-------- Source excerpt
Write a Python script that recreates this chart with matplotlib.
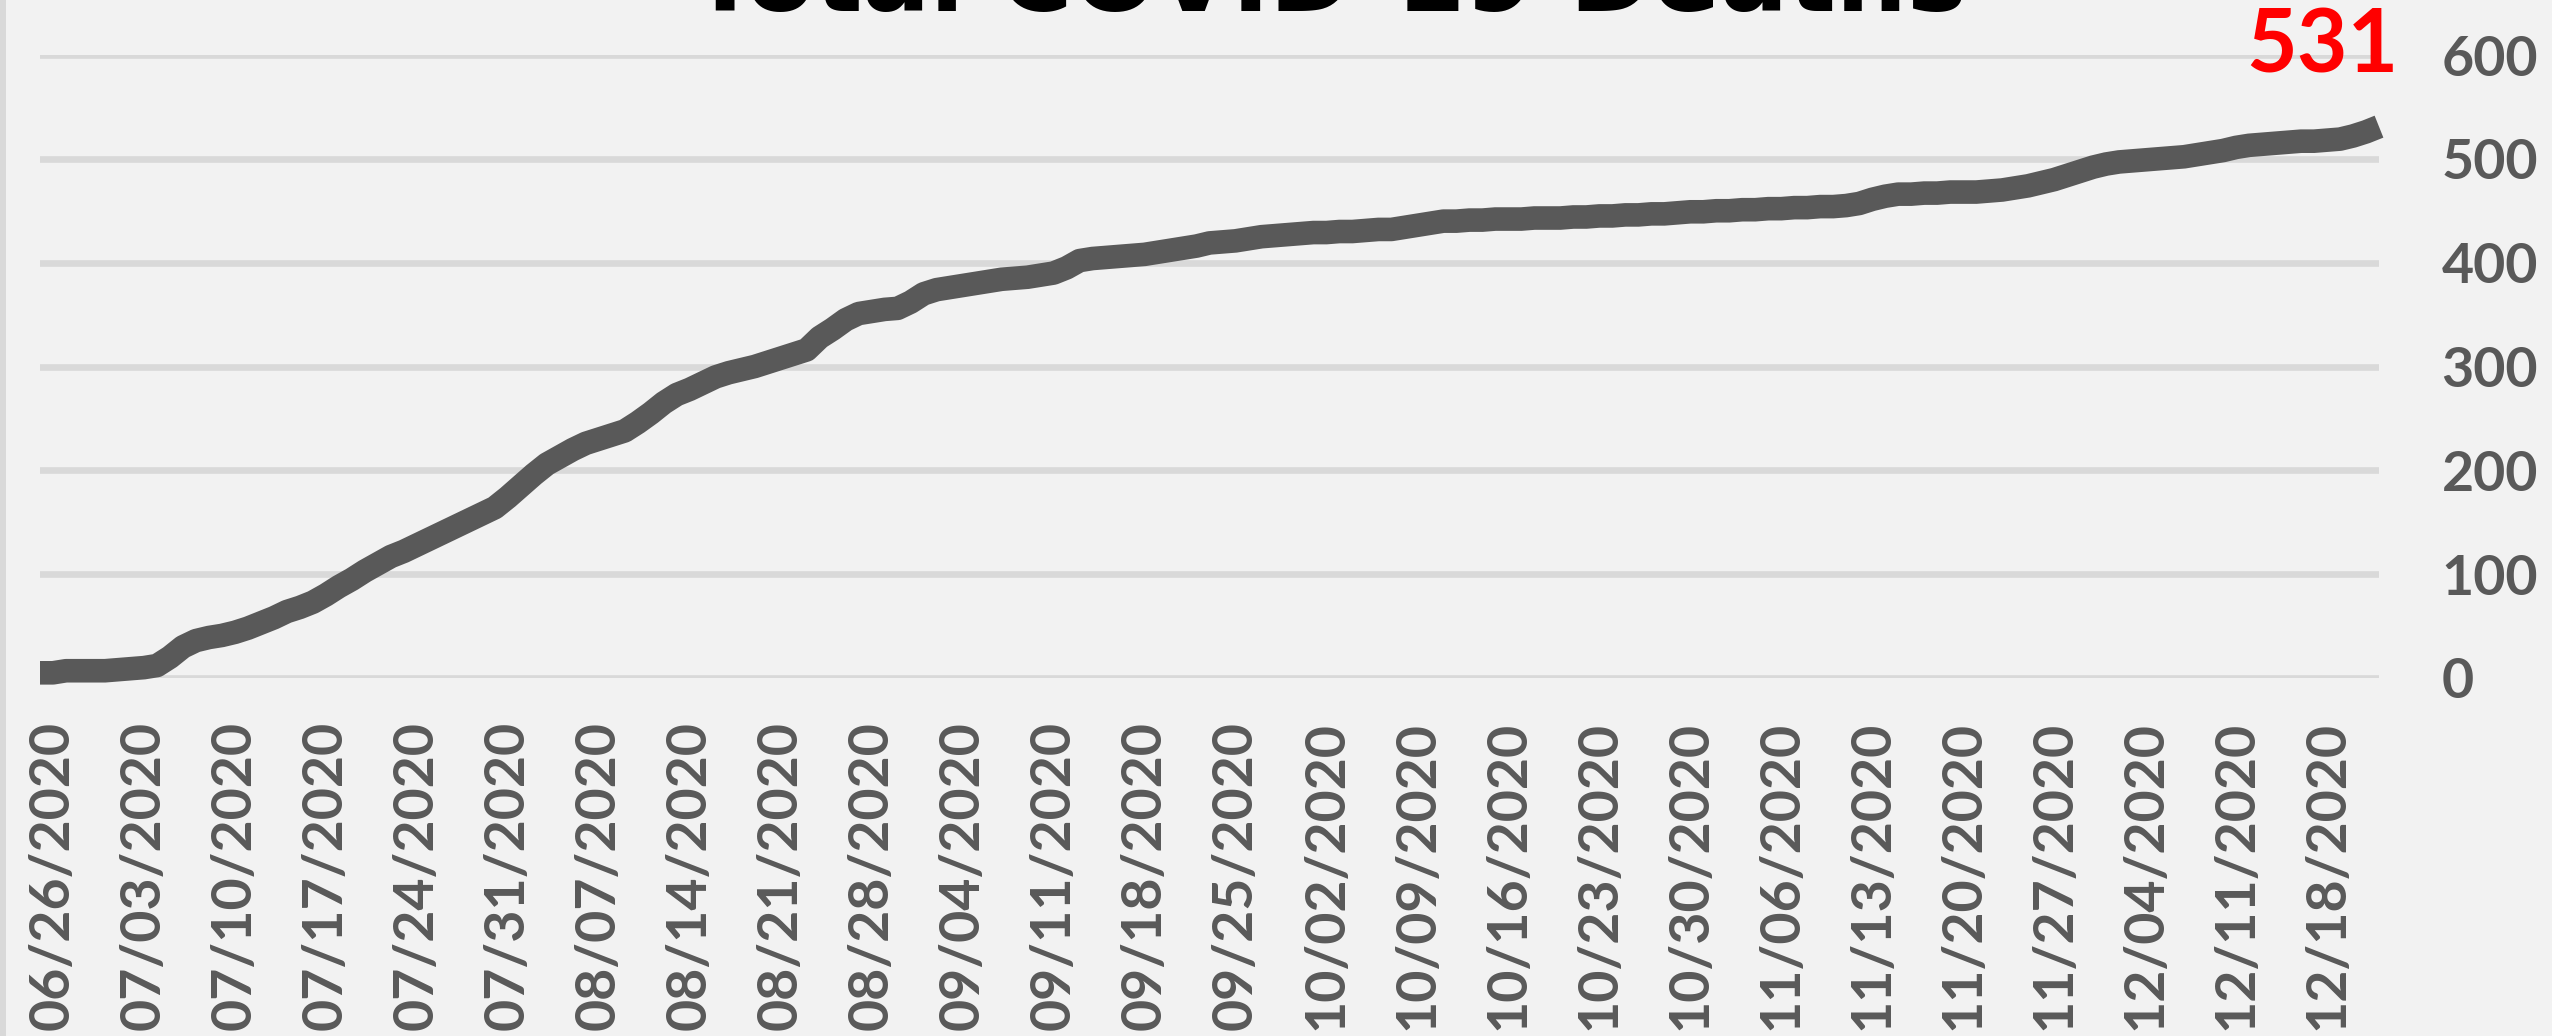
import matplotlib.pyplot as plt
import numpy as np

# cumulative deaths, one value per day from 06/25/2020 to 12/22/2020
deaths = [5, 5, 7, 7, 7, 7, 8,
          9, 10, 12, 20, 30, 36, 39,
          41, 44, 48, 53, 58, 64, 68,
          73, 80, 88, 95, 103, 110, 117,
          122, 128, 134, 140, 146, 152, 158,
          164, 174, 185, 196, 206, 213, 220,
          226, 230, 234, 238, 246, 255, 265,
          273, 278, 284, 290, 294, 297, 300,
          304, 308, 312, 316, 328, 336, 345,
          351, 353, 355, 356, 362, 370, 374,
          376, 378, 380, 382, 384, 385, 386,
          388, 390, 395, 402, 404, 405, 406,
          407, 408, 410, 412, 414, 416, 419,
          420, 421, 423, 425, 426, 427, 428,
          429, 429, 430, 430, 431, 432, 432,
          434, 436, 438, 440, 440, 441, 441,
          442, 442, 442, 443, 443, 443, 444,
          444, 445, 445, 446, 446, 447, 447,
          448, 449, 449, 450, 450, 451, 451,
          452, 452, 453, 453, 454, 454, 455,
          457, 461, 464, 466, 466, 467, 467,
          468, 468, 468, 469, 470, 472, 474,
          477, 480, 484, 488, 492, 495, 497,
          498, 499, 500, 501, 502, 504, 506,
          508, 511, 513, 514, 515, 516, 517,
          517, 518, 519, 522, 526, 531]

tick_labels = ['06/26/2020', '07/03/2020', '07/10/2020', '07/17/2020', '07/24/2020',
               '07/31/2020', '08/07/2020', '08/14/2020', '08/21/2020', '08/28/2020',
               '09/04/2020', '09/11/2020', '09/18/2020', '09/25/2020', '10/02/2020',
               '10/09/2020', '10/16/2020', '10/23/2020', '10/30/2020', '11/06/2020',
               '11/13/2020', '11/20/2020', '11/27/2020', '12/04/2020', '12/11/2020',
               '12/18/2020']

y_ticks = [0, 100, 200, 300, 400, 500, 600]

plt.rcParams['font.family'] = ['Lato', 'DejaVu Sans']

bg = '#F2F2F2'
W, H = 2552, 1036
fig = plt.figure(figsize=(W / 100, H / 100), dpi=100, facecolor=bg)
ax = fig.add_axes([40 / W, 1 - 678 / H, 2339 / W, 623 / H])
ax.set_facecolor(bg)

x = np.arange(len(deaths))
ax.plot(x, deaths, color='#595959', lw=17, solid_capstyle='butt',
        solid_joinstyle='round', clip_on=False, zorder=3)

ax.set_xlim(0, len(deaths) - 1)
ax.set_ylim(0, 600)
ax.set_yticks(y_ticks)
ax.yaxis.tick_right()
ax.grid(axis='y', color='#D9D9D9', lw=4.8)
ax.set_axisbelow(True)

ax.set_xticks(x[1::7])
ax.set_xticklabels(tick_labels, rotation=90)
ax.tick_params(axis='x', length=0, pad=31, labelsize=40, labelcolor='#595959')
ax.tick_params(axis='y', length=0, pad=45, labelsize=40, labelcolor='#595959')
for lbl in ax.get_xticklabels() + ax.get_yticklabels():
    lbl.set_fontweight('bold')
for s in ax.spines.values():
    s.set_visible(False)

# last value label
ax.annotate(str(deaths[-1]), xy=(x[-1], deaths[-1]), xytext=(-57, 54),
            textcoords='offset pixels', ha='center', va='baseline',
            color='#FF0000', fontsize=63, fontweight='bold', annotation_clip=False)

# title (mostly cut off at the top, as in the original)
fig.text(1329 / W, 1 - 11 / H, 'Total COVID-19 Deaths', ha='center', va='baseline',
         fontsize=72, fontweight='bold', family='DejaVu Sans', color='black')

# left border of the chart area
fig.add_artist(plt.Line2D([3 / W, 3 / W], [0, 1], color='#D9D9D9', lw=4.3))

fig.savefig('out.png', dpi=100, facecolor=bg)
----------------
Task requirements:
Leave out the pictures, then repeat the listing above exactly from its first line to the line with "import numpy as np", inclusive.

Exercise response:
Write a Python script that recreates this chart with matplotlib.
import matplotlib.pyplot as plt
import numpy as np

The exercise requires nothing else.